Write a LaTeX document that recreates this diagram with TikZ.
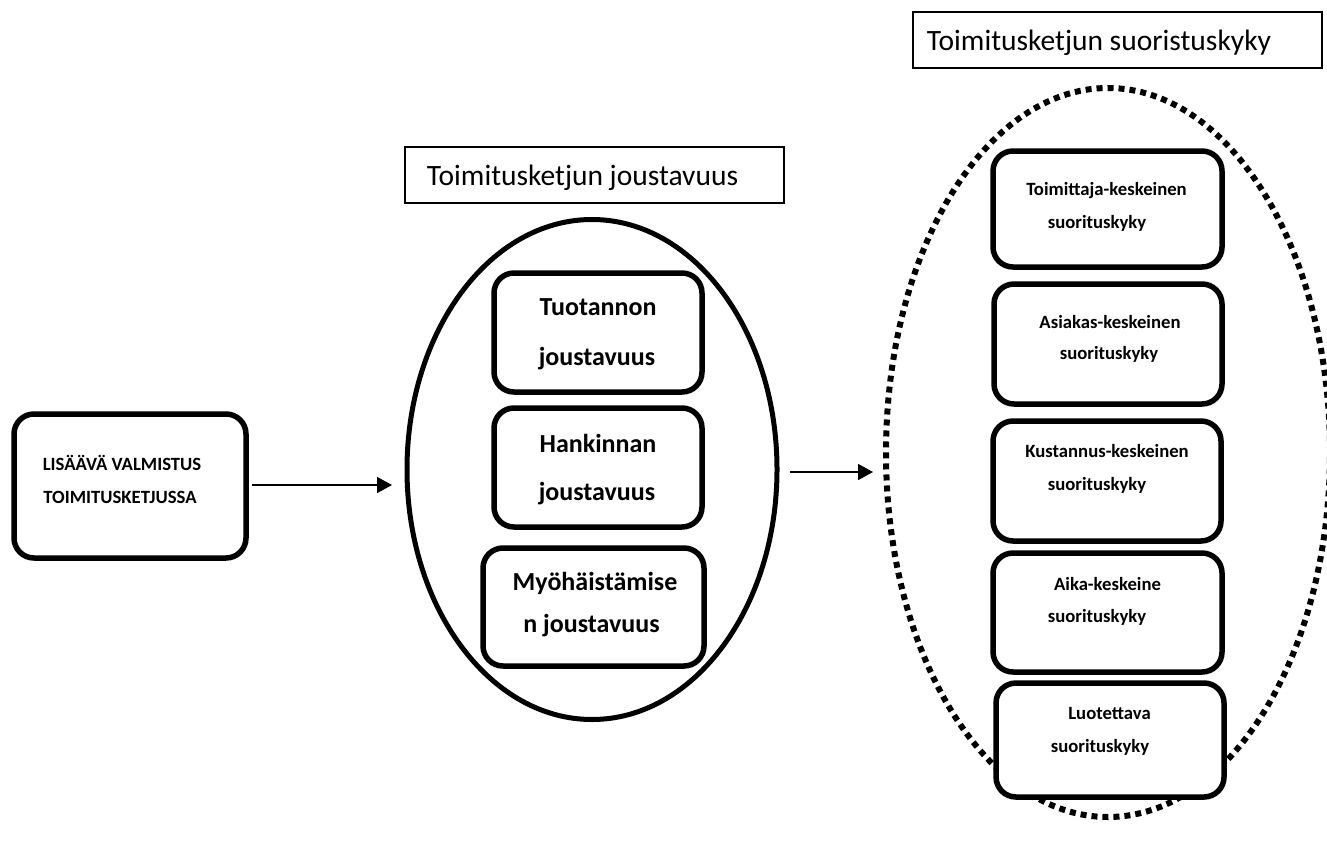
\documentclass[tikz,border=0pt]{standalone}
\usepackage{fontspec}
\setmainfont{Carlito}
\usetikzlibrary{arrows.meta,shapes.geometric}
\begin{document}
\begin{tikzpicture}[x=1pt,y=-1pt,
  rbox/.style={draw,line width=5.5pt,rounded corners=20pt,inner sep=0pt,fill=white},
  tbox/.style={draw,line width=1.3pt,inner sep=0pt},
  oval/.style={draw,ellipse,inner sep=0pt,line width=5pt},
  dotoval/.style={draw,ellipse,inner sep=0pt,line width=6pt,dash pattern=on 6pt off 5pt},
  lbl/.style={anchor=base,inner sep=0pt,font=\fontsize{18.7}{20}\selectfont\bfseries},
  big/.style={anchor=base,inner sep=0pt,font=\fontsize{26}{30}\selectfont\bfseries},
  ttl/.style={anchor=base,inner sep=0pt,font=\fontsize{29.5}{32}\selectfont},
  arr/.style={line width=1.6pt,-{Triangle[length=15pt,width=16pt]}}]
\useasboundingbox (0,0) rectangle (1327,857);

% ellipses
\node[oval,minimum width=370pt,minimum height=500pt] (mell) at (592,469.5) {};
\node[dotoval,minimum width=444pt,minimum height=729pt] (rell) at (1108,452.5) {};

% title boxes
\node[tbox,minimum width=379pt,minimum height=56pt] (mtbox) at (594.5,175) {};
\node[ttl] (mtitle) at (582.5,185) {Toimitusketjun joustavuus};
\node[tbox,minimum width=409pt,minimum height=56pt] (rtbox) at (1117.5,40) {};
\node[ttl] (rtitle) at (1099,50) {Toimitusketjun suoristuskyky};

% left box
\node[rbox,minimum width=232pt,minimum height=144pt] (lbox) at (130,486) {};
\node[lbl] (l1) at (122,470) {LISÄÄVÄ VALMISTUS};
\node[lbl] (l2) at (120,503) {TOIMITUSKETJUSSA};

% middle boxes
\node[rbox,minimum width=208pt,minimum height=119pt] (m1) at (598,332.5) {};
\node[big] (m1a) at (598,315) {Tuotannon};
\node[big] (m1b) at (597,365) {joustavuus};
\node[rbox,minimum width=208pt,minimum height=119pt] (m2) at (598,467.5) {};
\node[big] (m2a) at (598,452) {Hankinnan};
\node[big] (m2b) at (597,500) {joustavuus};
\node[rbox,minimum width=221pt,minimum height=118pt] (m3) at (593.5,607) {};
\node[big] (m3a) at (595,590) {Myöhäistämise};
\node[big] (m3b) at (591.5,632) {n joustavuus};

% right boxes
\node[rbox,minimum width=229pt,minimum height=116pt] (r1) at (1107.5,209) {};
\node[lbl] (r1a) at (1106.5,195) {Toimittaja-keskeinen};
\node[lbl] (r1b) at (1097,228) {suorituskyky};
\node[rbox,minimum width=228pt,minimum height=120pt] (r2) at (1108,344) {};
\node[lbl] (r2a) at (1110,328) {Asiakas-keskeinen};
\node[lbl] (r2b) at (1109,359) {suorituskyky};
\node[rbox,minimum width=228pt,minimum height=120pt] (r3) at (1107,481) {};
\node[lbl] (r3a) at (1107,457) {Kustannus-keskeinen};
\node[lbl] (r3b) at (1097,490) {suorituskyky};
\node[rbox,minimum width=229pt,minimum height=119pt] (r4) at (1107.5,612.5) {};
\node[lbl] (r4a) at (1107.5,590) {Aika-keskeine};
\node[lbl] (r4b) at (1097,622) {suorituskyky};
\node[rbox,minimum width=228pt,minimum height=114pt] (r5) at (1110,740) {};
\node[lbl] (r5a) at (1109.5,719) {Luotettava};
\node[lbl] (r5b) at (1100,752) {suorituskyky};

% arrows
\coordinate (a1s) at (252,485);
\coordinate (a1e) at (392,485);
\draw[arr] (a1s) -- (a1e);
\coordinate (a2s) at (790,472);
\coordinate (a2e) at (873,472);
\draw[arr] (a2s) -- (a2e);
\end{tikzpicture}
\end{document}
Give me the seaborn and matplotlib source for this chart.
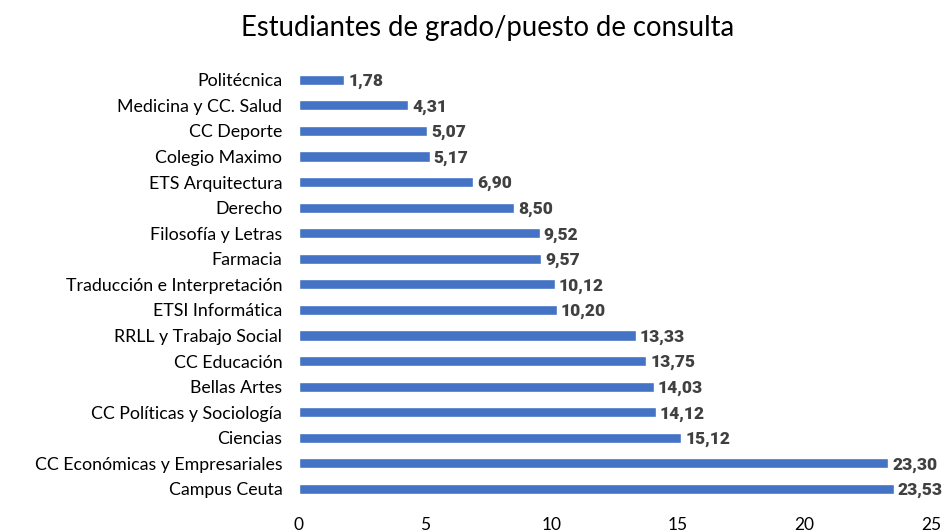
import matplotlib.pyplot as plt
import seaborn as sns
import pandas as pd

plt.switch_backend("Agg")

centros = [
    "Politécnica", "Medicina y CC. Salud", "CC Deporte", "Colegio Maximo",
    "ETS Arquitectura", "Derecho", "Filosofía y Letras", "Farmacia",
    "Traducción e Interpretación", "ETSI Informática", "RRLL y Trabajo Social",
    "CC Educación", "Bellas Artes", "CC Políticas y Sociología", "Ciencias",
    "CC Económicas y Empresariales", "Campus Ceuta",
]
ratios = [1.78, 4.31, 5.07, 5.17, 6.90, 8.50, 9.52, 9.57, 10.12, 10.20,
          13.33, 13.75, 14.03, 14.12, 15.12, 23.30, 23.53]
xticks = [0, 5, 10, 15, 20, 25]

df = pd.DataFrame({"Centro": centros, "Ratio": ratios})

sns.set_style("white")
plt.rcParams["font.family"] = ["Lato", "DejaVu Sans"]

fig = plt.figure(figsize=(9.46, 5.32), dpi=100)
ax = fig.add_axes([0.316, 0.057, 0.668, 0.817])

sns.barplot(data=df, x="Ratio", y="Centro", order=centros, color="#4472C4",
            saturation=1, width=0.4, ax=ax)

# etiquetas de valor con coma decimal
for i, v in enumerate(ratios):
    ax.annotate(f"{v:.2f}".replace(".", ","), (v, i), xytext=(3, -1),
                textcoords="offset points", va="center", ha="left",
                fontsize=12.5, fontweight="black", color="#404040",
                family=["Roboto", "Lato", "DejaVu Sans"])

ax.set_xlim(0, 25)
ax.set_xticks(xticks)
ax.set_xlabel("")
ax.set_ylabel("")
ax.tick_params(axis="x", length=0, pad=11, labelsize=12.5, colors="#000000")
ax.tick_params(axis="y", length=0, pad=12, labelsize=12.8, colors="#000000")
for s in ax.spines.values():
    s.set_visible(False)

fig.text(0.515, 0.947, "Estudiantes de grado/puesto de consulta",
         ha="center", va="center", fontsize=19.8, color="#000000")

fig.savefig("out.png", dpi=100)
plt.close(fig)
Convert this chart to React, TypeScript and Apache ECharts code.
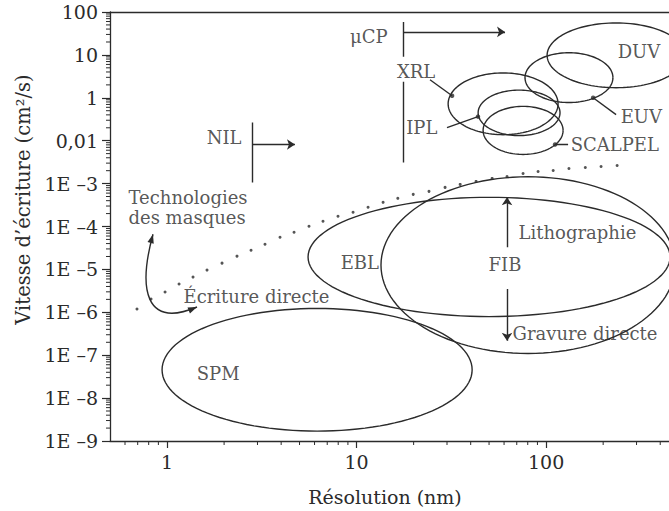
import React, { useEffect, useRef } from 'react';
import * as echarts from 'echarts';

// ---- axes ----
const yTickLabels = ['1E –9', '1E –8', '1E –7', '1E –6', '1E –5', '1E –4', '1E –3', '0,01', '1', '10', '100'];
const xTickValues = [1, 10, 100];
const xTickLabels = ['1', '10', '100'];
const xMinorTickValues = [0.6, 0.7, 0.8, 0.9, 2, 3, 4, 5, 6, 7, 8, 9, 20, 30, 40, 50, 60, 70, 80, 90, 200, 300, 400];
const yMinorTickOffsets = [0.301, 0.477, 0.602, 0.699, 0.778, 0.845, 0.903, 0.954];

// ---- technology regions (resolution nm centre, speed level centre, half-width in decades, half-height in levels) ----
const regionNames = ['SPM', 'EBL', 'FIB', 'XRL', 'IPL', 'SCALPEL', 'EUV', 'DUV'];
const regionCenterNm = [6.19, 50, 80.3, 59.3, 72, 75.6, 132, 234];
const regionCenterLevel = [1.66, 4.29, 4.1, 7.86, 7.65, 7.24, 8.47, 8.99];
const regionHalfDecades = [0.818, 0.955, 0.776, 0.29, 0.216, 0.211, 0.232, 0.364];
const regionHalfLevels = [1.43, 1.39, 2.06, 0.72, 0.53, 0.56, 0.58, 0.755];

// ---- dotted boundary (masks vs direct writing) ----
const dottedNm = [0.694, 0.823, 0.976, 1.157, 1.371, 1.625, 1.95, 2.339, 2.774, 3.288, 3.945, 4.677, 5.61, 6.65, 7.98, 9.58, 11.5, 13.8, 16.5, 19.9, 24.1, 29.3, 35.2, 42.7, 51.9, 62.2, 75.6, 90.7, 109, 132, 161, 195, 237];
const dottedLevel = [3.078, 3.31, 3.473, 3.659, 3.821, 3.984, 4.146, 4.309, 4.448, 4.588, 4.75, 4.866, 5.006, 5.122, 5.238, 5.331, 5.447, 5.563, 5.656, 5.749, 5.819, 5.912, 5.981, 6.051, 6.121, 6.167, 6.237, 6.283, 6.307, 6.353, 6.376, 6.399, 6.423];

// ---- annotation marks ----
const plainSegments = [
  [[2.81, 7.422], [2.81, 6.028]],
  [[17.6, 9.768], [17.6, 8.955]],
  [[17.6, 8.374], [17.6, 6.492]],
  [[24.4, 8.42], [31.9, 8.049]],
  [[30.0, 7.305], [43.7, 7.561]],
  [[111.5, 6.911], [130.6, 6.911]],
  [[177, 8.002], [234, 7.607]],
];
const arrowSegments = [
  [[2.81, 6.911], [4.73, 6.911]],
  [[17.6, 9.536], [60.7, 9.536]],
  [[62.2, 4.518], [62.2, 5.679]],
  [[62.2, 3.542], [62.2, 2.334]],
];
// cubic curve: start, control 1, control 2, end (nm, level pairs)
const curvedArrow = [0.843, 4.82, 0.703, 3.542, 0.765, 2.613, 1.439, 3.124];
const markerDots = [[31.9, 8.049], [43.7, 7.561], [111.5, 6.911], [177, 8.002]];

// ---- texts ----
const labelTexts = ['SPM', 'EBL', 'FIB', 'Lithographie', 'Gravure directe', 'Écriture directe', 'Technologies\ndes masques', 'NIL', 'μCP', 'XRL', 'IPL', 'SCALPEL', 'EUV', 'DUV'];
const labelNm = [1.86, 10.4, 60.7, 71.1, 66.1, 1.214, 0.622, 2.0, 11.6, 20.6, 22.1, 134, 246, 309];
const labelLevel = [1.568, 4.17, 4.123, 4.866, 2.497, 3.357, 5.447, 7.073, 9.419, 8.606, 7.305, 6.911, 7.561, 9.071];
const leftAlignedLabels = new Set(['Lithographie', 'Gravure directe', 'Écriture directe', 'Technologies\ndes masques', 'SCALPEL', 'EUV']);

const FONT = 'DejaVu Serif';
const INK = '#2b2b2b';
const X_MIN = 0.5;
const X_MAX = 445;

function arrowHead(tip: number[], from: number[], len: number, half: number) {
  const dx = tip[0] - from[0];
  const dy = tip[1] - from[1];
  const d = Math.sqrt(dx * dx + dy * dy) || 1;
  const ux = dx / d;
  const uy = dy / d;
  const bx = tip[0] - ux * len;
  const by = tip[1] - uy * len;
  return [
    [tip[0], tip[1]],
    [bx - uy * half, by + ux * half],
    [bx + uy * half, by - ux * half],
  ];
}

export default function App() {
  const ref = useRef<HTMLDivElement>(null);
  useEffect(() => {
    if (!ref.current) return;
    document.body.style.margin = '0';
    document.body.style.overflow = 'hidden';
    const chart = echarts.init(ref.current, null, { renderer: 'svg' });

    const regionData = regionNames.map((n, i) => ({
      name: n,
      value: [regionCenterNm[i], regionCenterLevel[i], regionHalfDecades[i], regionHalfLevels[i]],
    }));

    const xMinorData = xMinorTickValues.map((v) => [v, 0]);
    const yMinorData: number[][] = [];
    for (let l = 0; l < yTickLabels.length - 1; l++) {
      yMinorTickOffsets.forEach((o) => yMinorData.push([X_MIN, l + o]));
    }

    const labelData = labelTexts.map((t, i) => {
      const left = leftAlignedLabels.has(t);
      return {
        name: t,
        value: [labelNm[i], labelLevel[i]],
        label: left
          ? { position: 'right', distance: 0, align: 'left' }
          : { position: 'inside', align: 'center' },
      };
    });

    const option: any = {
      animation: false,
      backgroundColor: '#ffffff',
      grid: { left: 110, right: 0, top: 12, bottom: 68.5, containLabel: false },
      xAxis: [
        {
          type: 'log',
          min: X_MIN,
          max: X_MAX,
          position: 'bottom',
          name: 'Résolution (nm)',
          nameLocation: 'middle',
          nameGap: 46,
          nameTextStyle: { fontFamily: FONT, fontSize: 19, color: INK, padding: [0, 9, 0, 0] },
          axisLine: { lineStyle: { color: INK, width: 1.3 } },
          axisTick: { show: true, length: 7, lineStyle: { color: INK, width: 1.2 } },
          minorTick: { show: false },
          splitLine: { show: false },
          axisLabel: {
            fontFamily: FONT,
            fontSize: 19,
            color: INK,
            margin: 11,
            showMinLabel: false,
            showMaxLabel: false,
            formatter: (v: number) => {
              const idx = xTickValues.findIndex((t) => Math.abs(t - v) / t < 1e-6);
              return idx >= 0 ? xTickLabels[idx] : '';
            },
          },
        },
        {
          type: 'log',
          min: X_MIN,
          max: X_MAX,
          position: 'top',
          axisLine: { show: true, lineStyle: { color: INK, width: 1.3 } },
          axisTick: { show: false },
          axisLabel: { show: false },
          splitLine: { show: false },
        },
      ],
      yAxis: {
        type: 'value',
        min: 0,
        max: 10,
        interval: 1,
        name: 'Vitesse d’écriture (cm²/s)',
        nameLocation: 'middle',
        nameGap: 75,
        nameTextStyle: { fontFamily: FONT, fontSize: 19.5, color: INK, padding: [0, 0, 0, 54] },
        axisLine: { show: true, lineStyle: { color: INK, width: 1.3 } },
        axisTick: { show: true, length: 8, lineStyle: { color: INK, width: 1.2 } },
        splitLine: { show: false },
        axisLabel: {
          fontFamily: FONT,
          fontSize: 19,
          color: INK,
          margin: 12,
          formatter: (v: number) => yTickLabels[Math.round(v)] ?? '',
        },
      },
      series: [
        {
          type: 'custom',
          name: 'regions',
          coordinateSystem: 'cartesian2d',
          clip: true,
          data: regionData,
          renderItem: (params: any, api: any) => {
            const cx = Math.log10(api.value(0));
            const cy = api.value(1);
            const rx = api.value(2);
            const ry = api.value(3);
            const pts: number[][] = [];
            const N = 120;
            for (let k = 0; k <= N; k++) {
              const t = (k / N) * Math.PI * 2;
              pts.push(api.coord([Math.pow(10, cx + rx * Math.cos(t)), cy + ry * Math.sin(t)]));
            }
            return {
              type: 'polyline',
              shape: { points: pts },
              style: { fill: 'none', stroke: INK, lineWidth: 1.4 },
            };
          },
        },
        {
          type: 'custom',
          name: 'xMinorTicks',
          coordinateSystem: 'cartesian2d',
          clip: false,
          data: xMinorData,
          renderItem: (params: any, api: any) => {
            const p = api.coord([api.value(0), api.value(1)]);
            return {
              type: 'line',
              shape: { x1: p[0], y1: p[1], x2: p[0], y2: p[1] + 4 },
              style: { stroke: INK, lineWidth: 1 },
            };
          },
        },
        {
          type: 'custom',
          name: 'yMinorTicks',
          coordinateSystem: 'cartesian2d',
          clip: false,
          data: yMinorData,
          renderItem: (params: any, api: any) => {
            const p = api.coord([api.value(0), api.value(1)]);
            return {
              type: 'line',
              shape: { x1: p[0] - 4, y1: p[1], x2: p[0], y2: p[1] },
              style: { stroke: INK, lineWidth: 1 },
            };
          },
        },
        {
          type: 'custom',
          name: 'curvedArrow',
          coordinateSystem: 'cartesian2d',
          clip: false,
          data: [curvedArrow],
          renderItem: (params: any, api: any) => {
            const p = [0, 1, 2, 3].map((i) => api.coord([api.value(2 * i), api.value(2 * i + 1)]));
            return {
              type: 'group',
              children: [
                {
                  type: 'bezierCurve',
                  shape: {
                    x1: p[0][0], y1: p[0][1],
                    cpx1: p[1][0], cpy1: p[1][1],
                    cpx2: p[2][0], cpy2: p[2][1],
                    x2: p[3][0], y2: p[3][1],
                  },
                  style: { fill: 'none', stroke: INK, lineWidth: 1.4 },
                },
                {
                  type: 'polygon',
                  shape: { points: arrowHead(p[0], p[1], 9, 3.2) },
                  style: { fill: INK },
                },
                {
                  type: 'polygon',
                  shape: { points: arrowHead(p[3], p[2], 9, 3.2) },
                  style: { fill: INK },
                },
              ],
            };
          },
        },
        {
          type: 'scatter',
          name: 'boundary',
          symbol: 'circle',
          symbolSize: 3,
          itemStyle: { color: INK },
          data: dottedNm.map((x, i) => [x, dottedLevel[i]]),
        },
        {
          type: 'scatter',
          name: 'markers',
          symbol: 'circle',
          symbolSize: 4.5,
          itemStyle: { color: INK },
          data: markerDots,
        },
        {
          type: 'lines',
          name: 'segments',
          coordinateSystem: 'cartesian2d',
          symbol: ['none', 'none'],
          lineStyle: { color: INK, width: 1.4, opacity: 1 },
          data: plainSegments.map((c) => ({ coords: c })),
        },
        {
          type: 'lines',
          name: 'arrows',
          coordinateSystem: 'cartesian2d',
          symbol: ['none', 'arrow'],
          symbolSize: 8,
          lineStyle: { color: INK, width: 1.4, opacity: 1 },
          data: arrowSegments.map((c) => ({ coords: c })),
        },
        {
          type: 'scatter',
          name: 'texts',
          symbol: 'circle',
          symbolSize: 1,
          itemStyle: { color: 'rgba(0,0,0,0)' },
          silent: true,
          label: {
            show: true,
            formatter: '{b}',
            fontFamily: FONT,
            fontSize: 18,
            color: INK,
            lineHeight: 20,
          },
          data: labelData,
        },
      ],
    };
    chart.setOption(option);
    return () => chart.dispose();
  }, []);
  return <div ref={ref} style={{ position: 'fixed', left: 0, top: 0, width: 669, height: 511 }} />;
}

::::::::

Your task is to retype exactly the lines from the one containing "Convert this chart" through the one containing "0.845, 0.903, 0.954];", leaving every picture out.

Convert this chart to React, TypeScript and Apache ECharts code.
import React, { useEffect, useRef } from 'react';
import * as echarts from 'echarts';

// ---- axes ----
const yTickLabels = ['1E –9', '1E –8', '1E –7', '1E –6', '1E –5', '1E –4', '1E –3', '0,01', '1', '10', '100'];
const xTickValues = [1, 10, 100];
const xTickLabels = ['1', '10', '100'];
const xMinorTickValues = [0.6, 0.7, 0.8, 0.9, 2, 3, 4, 5, 6, 7, 8, 9, 20, 30, 40, 50, 60, 70, 80, 90, 200, 300, 400];
const yMinorTickOffsets = [0.301, 0.477, 0.602, 0.699, 0.778, 0.845, 0.903, 0.954];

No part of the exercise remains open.